* [Information shown]

▽

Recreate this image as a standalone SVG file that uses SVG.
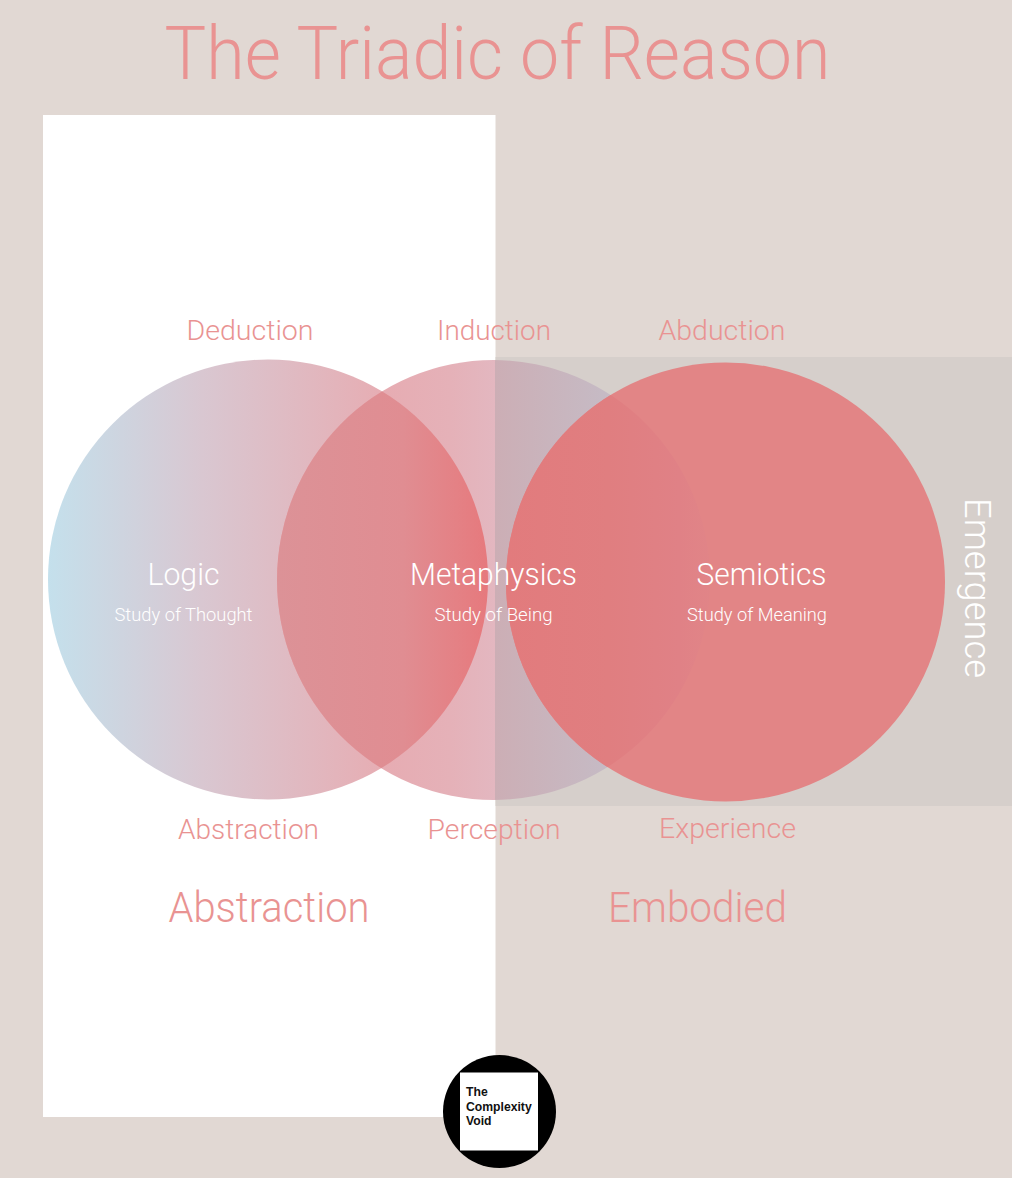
<svg xmlns="http://www.w3.org/2000/svg" width="1012" height="1178" viewBox="0 0 1012 1178">
<style>
text{font-family:"Roboto","Liberation Sans",Arial,sans-serif;font-weight:300}
.p{fill:#e99392;text-anchor:middle}
.w{fill:#ffffff;text-anchor:middle}
.l{font-size:28px}
.h{font-size:42px}
.m{font-size:32px}
.s{font-size:19px}
.b{font-family:"Liberation Sans",Arial,sans-serif;font-weight:700;font-size:12.200px;fill:#111111}
</style>
<defs>
<linearGradient id="g1" gradientUnits="userSpaceOnUse" x1="48" y1="0" x2="488" y2="0">
<stop offset="0" stop-color="#c4e0ec"/><stop offset="0.35" stop-color="#d9c7d1"/><stop offset="0.75" stop-color="#e6aeb4"/><stop offset="1" stop-color="#e9a4a9"/>
</linearGradient>
<linearGradient id="g2" gradientUnits="userSpaceOnUse" x1="277" y1="0" x2="710" y2="0">
<stop offset="0" stop-color="#e9a4a9"/><stop offset="0.4" stop-color="#e5b1b8"/><stop offset="0.503" stop-color="#e3b7c0"/><stop offset="0.503" stop-color="#ccaeb5"/><stop offset="0.75" stop-color="#c6bac4"/><stop offset="1" stop-color="#bfbccb"/>
</linearGradient>
<linearGradient id="g12" gradientUnits="userSpaceOnUse" x1="277" y1="0" x2="488" y2="0">
<stop offset="0" stop-color="#dc9297"/><stop offset="0.6" stop-color="#e08d92"/><stop offset="0.85" stop-color="#e48185"/><stop offset="1" stop-color="#e6797d"/>
</linearGradient>
<linearGradient id="g23" gradientUnits="userSpaceOnUse" x1="506" y1="0" x2="710" y2="0">
<stop offset="0" stop-color="#e27b7d"/><stop offset="0.5" stop-color="#e07e80"/><stop offset="0.85" stop-color="#e08186"/><stop offset="1" stop-color="#e08488" stop-opacity=".6"/>
</linearGradient>
<clipPath id="c1"><circle cx="268" cy="579.500" r="220"/></clipPath>
<clipPath id="c3"><circle cx="725.500" cy="582" r="219.500"/></clipPath>
</defs>
<rect id="background" width="1012" height="1178" fill="#e1d8d3"/>
<rect id="abstraction-panel" x="43" y="115" width="452.500" height="1002" fill="#ffffff"/>
<g id="title"><text class="p" x="497.500" y="79" font-size="74" textLength="666" lengthAdjust="spacingAndGlyphs">The Triadic of Reason</text></g>
<rect id="emergence-band" x="495.500" y="357" width="516.500" height="449" fill="#d6cfcb"/>
<g id="logic"><circle cx="268" cy="579.500" r="220" fill="url(#g1)"/></g>
<g id="metaphysics"><ellipse cx="493.500" cy="580" rx="216.500" ry="220" fill="url(#g2)"/>
<ellipse cx="493.500" cy="580" rx="216.500" ry="220" fill="url(#g12)" clip-path="url(#c1)"/></g>
<g id="semiotics"><circle cx="725.500" cy="582" r="219.500" fill="#e28586"/>
<ellipse cx="493.500" cy="580" rx="216.500" ry="220" fill="url(#g23)" clip-path="url(#c3)"/></g>
<g id="labels">
<text class="p l" x="250" y="340" textLength="127" lengthAdjust="spacingAndGlyphs">Deduction</text>
<text class="p l" x="494" y="340" textLength="114" lengthAdjust="spacingAndGlyphs">Induction</text>
<text class="p l" x="722" y="340" textLength="127" lengthAdjust="spacingAndGlyphs">Abduction</text>
<text class="p l" x="248.500" y="838.500" textLength="141" lengthAdjust="spacingAndGlyphs">Abstraction</text>
<text class="p l" x="494" y="838.500" textLength="133" lengthAdjust="spacingAndGlyphs">Perception</text>
<text class="p l" x="727.500" y="838" textLength="137" lengthAdjust="spacingAndGlyphs">Experience</text>
<text class="p h" x="269" y="922" textLength="201" lengthAdjust="spacingAndGlyphs">Abstraction</text>
<text class="p h" x="697.500" y="922" textLength="179" lengthAdjust="spacingAndGlyphs">Embodied</text>
<text class="w m" x="183.500" y="585" textLength="72" lengthAdjust="spacingAndGlyphs">Logic</text>
<text class="w s" x="183.500" y="621" textLength="138" lengthAdjust="spacingAndGlyphs">Study of Thought</text>
<text class="w m" x="493.500" y="585" textLength="167" lengthAdjust="spacingAndGlyphs">Metaphysics</text>
<text class="w s" x="493.500" y="621" textLength="118" lengthAdjust="spacingAndGlyphs">Study of Being</text>
<text class="w m" x="761.500" y="585" textLength="130" lengthAdjust="spacingAndGlyphs">Semiotics</text>
<text class="w s" x="757" y="621" textLength="140" lengthAdjust="spacingAndGlyphs">Study of Meaning</text>
<text class="w" font-size="37" transform="translate(965,588) rotate(90)" x="0" y="0" textLength="180" lengthAdjust="spacingAndGlyphs">Emergence</text>
</g>
<g id="logo">
<circle cx="499.500" cy="1111.500" r="56.500" fill="#000000"/>
<rect x="460" y="1072.500" width="78" height="78" fill="#ffffff"/>
<text class="b" x="466" y="1096">The</text>
<text class="b" x="466" y="1111">Complexity</text>
<text class="b" x="466" y="1125">Void</text>
</g>
<g id="connectors"/>
</svg>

△

Retype the data above exactly; pictures are not part of the copy.

Recreate this image as a standalone SVG file that uses SVG.
<svg xmlns="http://www.w3.org/2000/svg" width="1012" height="1178" viewBox="0 0 1012 1178">
<style>
text{font-family:"Roboto","Liberation Sans",Arial,sans-serif;font-weight:300}
.p{fill:#e99392;text-anchor:middle}
.w{fill:#ffffff;text-anchor:middle}
.l{font-size:28px}
.h{font-size:42px}
.m{font-size:32px}
.s{font-size:19px}
.b{font-family:"Liberation Sans",Arial,sans-serif;font-weight:700;font-size:12.200px;fill:#111111}
</style>
<defs>
<linearGradient id="g1" gradientUnits="userSpaceOnUse" x1="48" y1="0" x2="488" y2="0">
<stop offset="0" stop-color="#c4e0ec"/><stop offset="0.35" stop-color="#d9c7d1"/><stop offset="0.75" stop-color="#e6aeb4"/><stop offset="1" stop-color="#e9a4a9"/>
</linearGradient>
<linearGradient id="g2" gradientUnits="userSpaceOnUse" x1="277" y1="0" x2="710" y2="0">
<stop offset="0" stop-color="#e9a4a9"/><stop offset="0.4" stop-color="#e5b1b8"/><stop offset="0.503" stop-color="#e3b7c0"/><stop offset="0.503" stop-color="#ccaeb5"/><stop offset="0.75" stop-color="#c6bac4"/><stop offset="1" stop-color="#bfbccb"/>
</linearGradient>
<linearGradient id="g12" gradientUnits="userSpaceOnUse" x1="277" y1="0" x2="488" y2="0">
<stop offset="0" stop-color="#dc9297"/><stop offset="0.6" stop-color="#e08d92"/><stop offset="0.85" stop-color="#e48185"/><stop offset="1" stop-color="#e6797d"/>
</linearGradient>
<linearGradient id="g23" gradientUnits="userSpaceOnUse" x1="506" y1="0" x2="710" y2="0">
<stop offset="0" stop-color="#e27b7d"/><stop offset="0.5" stop-color="#e07e80"/><stop offset="0.85" stop-color="#e08186"/><stop offset="1" stop-color="#e08488" stop-opacity=".6"/>
</linearGradient>
<clipPath id="c1"><circle cx="268" cy="579.500" r="220"/></clipPath>
<clipPath id="c3"><circle cx="725.500" cy="582" r="219.500"/></clipPath>
</defs>
<rect id="background" width="1012" height="1178" fill="#e1d8d3"/>
<rect id="abstraction-panel" x="43" y="115" width="452.500" height="1002" fill="#ffffff"/>
<g id="title"><text class="p" x="497.500" y="79" font-size="74" textLength="666" lengthAdjust="spacingAndGlyphs">The Triadic of Reason</text></g>
<rect id="emergence-band" x="495.500" y="357" width="516.500" height="449" fill="#d6cfcb"/>
<g id="logic"><circle cx="268" cy="579.500" r="220" fill="url(#g1)"/></g>
<g id="metaphysics"><ellipse cx="493.500" cy="580" rx="216.500" ry="220" fill="url(#g2)"/>
<ellipse cx="493.500" cy="580" rx="216.500" ry="220" fill="url(#g12)" clip-path="url(#c1)"/></g>
<g id="semiotics"><circle cx="725.500" cy="582" r="219.500" fill="#e28586"/>
<ellipse cx="493.500" cy="580" rx="216.500" ry="220" fill="url(#g23)" clip-path="url(#c3)"/></g>
<g id="labels">
<text class="p l" x="250" y="340" textLength="127" lengthAdjust="spacingAndGlyphs">Deduction</text>
<text class="p l" x="494" y="340" textLength="114" lengthAdjust="spacingAndGlyphs">Induction</text>
<text class="p l" x="722" y="340" textLength="127" lengthAdjust="spacingAndGlyphs">Abduction</text>
<text class="p l" x="248.500" y="838.500" textLength="141" lengthAdjust="spacingAndGlyphs">Abstraction</text>
<text class="p l" x="494" y="838.500" textLength="133" lengthAdjust="spacingAndGlyphs">Perception</text>
<text class="p l" x="727.500" y="838" textLength="137" lengthAdjust="spacingAndGlyphs">Experience</text>
<text class="p h" x="269" y="922" textLength="201" lengthAdjust="spacingAndGlyphs">Abstraction</text>
<text class="p h" x="697.500" y="922" textLength="179" lengthAdjust="spacingAndGlyphs">Embodied</text>
<text class="w m" x="183.500" y="585" textLength="72" lengthAdjust="spacingAndGlyphs">Logic</text>
<text class="w s" x="183.500" y="621" textLength="138" lengthAdjust="spacingAndGlyphs">Study of Thought</text>
<text class="w m" x="493.500" y="585" textLength="167" lengthAdjust="spacingAndGlyphs">Metaphysics</text>
<text class="w s" x="493.500" y="621" textLength="118" lengthAdjust="spacingAndGlyphs">Study of Being</text>
<text class="w m" x="761.500" y="585" textLength="130" lengthAdjust="spacingAndGlyphs">Semiotics</text>
<text class="w s" x="757" y="621" textLength="140" lengthAdjust="spacingAndGlyphs">Study of Meaning</text>
<text class="w" font-size="37" transform="translate(965,588) rotate(90)" x="0" y="0" textLength="180" lengthAdjust="spacingAndGlyphs">Emergence</text>
</g>
<g id="logo">
<circle cx="499.500" cy="1111.500" r="56.500" fill="#000000"/>
<rect x="460" y="1072.500" width="78" height="78" fill="#ffffff"/>
<text class="b" x="466" y="1096">The</text>
<text class="b" x="466" y="1111">Complexity</text>
<text class="b" x="466" y="1125">Void</text>
</g>
<g id="connectors"/>
</svg>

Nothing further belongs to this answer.